Status URL Source link text
-1 Invalid URL http://127.0.0.1:8787/status http://127.0.0.1:8787/status
404 Not Found https://docs.dask.org/en/latest/bag-overview.html Dask Bag Documentation
404 Not Found https://www.continuum.io/sites/default/files/dask_stacked.png
-1 Invalid URL http://10.20.0.141:8787/status http://10.20.0.141:8787/status
404 Not Found https://ml.dask.org/examples/xgboost.html http://ml.dask.org/examples/xgboost.html
404 Not Found https://xgboost.readthedocs.io/en/latest/python/python_intro https://xgboost.readthedocs.io/en/latest/python/python_intro
404 Not Found https://distributed.readthedocs.io/en/latest/local-cluster.html local cluster
404 Not Found https://docs.scipy.org/doc/numpy-1.16.0/reference/c-api https://docs.scipy.org/doc/numpy-1.16.0/reference/c-api
404 Not Found https://scikit-learn.org/stable/modules/scaling_strategies.html user guide [301 from http://scikit-learn.org/stable/modules/scaling_strategies.html]
404 Not Found https://numpy.org/doc/stable/reference/c-api.generalized-ufuncs.html Generalized Universal Functions [302 from https://docs.scipy.org/doc/numpy/reference/c-api.generalized-ufuncs.html]
404 Not Found https://examples.dask.org/proxy/8787/status dashboard's status page
404 Not Found https://examples.dask.org/proxy/8787/graph dashboard's graph page
404 Not Found https://examples.dask.org/applications/' Cleaning up temporary directories and files
404 Not Found https://examples.dask.org/applications/clip.gif img/src
404 Not Found https://examples.dask.org/surveys/examples.dask.org dask examples
-1 Timeout http://www.celeryproject.org/ Celery
404 Not Found https://distributed.readthedocs.io/en/latest/setup.html scale out to a cluster
mrocklin commented 4 years ago

cc @dask/maintenance

martindurant commented 4 years ago

Note that all the ones with 8787 are clearly not meant to exist, they would refer to a running scheduler. Adding a link checker isn't a bad idea, but I wouldn't require success it for a PR to pass.

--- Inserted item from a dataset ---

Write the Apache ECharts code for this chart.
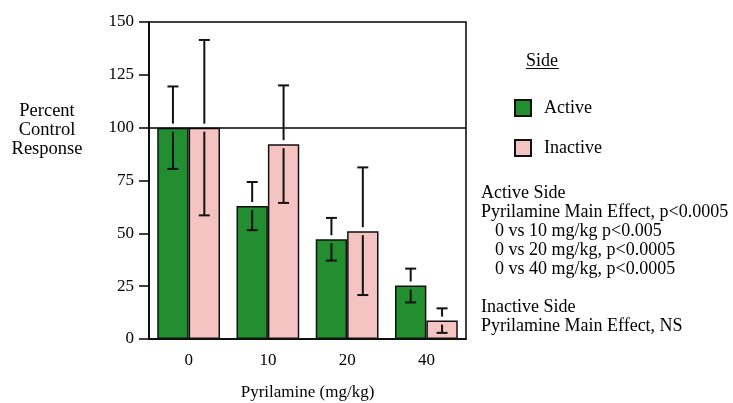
<!DOCTYPE html>
<html>
<head>
<meta charset="utf-8">
<script src="https://cdn.jsdelivr.net/npm/echarts@6/dist/echarts.min.js"></script>
<style>
  html, body { margin: 0; padding: 0; background: #fff; }
  #chart { width: 733px; height: 403px; }
</style>
</head>
<body>
<div id="chart"></div>
<script>
// doses on the x axis
var doses = ['0', '10', '20', '40'];
// bar heights
var activeMean = [100, 62.9, 47.2, 25.3];
var inactiveMean = [100, 92.2, 51, 8.7];
// half-length of error bars
var activeErr = [19.5, 11.4, 10.1, 8];
var inactiveErr = [41.5, 27.8, 30.2, 5.8];
var yTicks = [0, 25, 50, 75, 100, 125, 150];

var notes = [
  { text: 'Active Side', x: 481, y: 193 },
  { text: 'Pyrilamine Main Effect, p<0.0005', x: 481, y: 212 },
  { text: '0 vs 10 mg/kg p<0.005', x: 495, y: 231 },
  { text: '0 vs 20 mg/kg, p<0.0005', x: 495, y: 250 },
  { text: '0 vs 40 mg/kg, p<0.0005', x: 495, y: 269 },
  { text: 'Inactive Side', x: 481, y: 307 },
  { text: 'Pyrilamine Main Effect, NS', x: 481, y: 326 }
];

var FONT = 'Liberation Serif';
var BAR_W = 0.396; // share of the band taken by one bar

function errData(mean, err) {
  var out = [];
  for (var i = 0; i < mean.length; i++) {
    out.push([i, mean[i], err[i]]);
  }
  return out;
}

// error bar: T above the bar top, upside-down T inside the bar
function errorBar(side) {
  return function(params, api) {
    var idx = api.value(0);
    var m = api.value(1);
    var e = api.value(2);
    var band = api.size([1, 0])[0];
    var mid = api.coord([idx, m]);
    var x = mid[0] + side * band * BAR_W / 2;
    var top = api.coord([idx, m + e])[1];
    var bot = api.coord([idx, m - e])[1];
    var gap = 4, cap = 5.5;
    var st = { stroke: '#111', lineWidth: 2 };
    return {
      type: 'group',
      children: [
        { type: 'line', shape: { x1: x, y1: top, x2: x, y2: mid[1] - gap }, style: st },
        { type: 'line', shape: { x1: x - cap, y1: top, x2: x + cap, y2: top }, style: st },
        { type: 'line', shape: { x1: x, y1: mid[1] + gap, x2: x, y2: bot }, style: st },
        { type: 'line', shape: { x1: x - cap, y1: bot, x2: x + cap, y2: bot }, style: st }
      ]
    };
  };
}

var graphics = [
  {
    type: 'text',
    position: [47, 130],
    style: {
      text: 'Percent\nControl\nResponse',
      font: '18.5px "' + FONT + '"', fill: '#000', align: 'center',
      verticalAlign: 'middle', lineHeight: 19
    }
  },
  {
    type: 'text',
    position: [526, 61],
    style: { text: 'Side', font: '18px "' + FONT + '"', fill: '#000', align: 'left', verticalAlign: 'middle' }
  },
  {
    type: 'line',
    shape: { x1: 526, y1: 68.5, x2: 559, y2: 68.5 },
    style: { stroke: '#000', lineWidth: 1 }
  }
];
notes.forEach(function(n) {
  graphics.push({
    type: 'text',
    position: [n.x, n.y],
    style: { text: n.text, font: '18px "' + FONT + '"', fill: '#000', align: 'left', verticalAlign: 'middle' }
  });
});

var chart = echarts.init(document.getElementById('chart'));
var option = {
  animation: false,
  textStyle: { fontFamily: FONT },
  grid: {
    left: 149, right: 267, top: 22, bottom: 64,
    outerBoundsMode: 'none', containLabel: false,
    show: true, borderColor: '#000', borderWidth: 1.5, backgroundColor: 'transparent'
  },
  legend: {
    orient: 'vertical',
    left: 509, top: 94,
    icon: 'rect',
    itemWidth: 16, itemHeight: 16, itemGap: 22,
    data: ['Active', 'Inactive'],
    textStyle: { fontFamily: FONT, fontSize: 18, lineHeight: 16, color: '#000', padding: [0, 0, 0, 8] }
  },
  xAxis: {
    type: 'category',
    data: doses,
    name: 'Pyrilamine (mg/kg)',
    nameLocation: 'middle',
    nameGap: 45,
    nameTextStyle: { fontFamily: FONT, fontSize: 17, color: '#000' },
    axisLine: { lineStyle: { color: '#000', width: 1.5 } },
    axisTick: { alignWithLabel: true, length: 9, lineStyle: { color: '#000', width: 1.5 } },
    axisLabel: { fontFamily: FONT, fontSize: 17, color: '#000', margin: 13 }
  },
  yAxis: {
    type: 'value',
    min: yTicks[0], max: yTicks[yTicks.length - 1], interval: 25,
    splitLine: { show: false },
    axisLine: { show: true, lineStyle: { color: '#000', width: 1.5 } },
    axisTick: { show: true, length: 10, lineStyle: { color: '#000', width: 1.5 } },
    axisLabel: { fontFamily: FONT, fontSize: 17, color: '#000', margin: 15 }
  },
  graphic: graphics,
  series: [
    {
      name: 'Active', type: 'bar', data: activeMean,
      barWidth: (BAR_W * 100) + '%', barGap: 0,
      itemStyle: { color: '#238e2f', borderColor: '#111', borderWidth: 1.5 },
      markLine: {
        silent: true, symbol: 'none', label: { show: false },
        lineStyle: { color: '#000', type: 'solid', width: 1.5 },
        data: [{ yAxis: 100 }]
      }
    },
    {
      name: 'Inactive', type: 'bar', data: inactiveMean,
      barWidth: (BAR_W * 100) + '%', barGap: 0,
      itemStyle: { color: '#f6c3c3', borderColor: '#111', borderWidth: 1.5 }
    },
    {
      type: 'custom', renderItem: errorBar(-1), data: errData(activeMean, activeErr),
      z: 5, silent: true
    },
    {
      type: 'custom', renderItem: errorBar(1), data: errData(inactiveMean, inactiveErr),
      z: 5, silent: true
    }
  ]
};
chart.setOption(option);
</script>
</body>
</html>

mrocklin commented 4 years ago

Yeah, I'm more concerned with fixing the links pointing to old or stale documentation. I agree that many of these probably came from docs that referred to addreses generally.

jsignell commented 4 years ago

Yeah the built docs have the same issue. I agree fixing is more important than adding a CI check.

jsignell commented 4 years ago

Especially since it will always be external changes that would cause a failure.

mrocklin commented 4 years ago

Well, I think that CI would also be grand, if only to make us aware of failures as they arise due to external changes. I'll take what I can get though. Fixing exisitng links, or adding redirects upstream (see docs/conf.py in most repositories) should be an easy fix for most folks.

pratyakshajha commented 3 years ago

I would like to take this up if anyone else hasn't already. I can start by manually fixing the URLs listed in the issue.

jrbourbeau commented 3 years ago

That would be welcome, thanks @pratyakshajha!